Where are cases surging in California — and why?

- By John Woolfolk and Harriet Rowan

As California looks to ease stay-home restrictio­ns imposed to keep COVID-19 in check, infections of the new coronaviru­s seem to be spreading fastest in the southern third of the state, according to a Bay Area News Group analysis.

Of California’s 58 counties, eight of the 10 with the highest rate of new infections are in Southern California. The infection rate is a key metric Gov. Gavin Newsom’s administra­tion is reviewing to allow counties to ease restrictio­ns — to demonstrat­e “epidemiolo­gic stability,” they must have no deaths and no more than one new infection per 10,000 people in the last 14 days.

The 10 counties with the highest rate of infections per 10,000 people over the last 14 days are Santa Barbara,

Kings, Tulare, Imperial, Los Angeles, Mariposa, Riverside, San Francisco, San Bernardino and San Diego. Of those, only San Francisco and Mariposa are in Northern California.

Public health experts aren’t sure why Southern California counties seem to be having a harder time corralling the new coronaviru­s lately.

“It’s a mystery to me,” said Andrew Noymer, associate professor of population health and disease prevention at the University of California-Irvine. “It just doesn’t totally make sense.”

But there are some explanatio­ns.

In some Southern California counties, recent isolated clusters of new cases have driven high infection rates. In Santa Barbara County, with nearly 20 new cases per 10,000 people in the last two weeks, health officials told news reporters this week that two-thirds of the cases involved a rash of infections among inmates at two federal prisons in Lompoc.

Likewise, in rural Kings County, with nearly 16 new cases per 10,000 in the last two weeks, Supervisor Doug Verboon told the Fresno Bee that nearly two-thirds of its cases in the first week of May were connected to an outbreak among workers at the Central Valley Meat Co. packing plant in Hanford.

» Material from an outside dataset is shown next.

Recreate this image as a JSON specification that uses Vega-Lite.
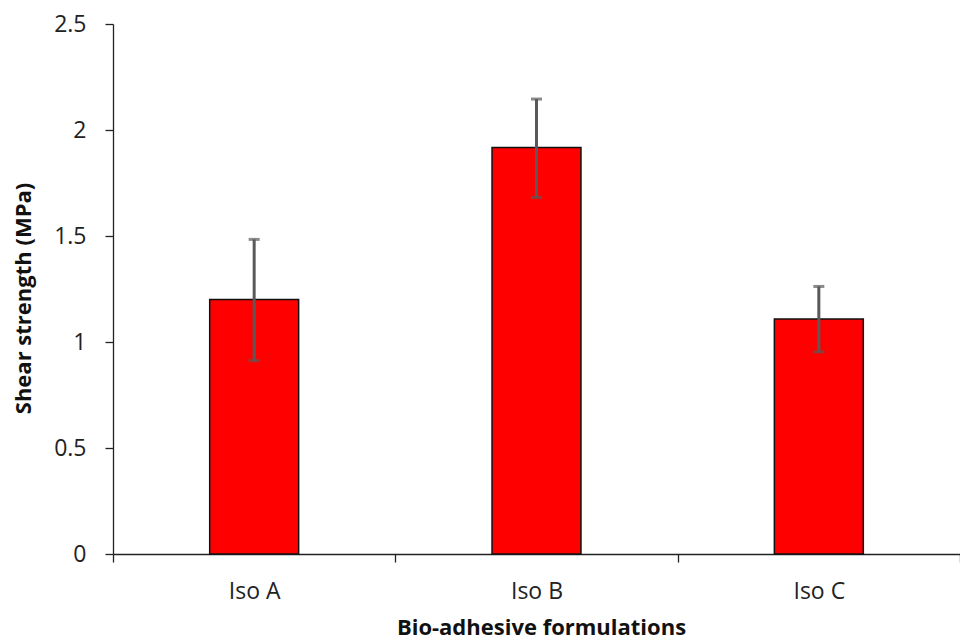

In Tulare County, with almost 14 cases per 10,000 in the last two weeks, infections have surged with outbreaks tied to nursing homes and food processing plants such as Ruiz Foods, but there also has been significan­t “community spread,” according to local news reports. San Bernardino, with almost 6 cases per 10,000 in the last two weeks, has seen a number of outbreaks at elder care homes and state prisons.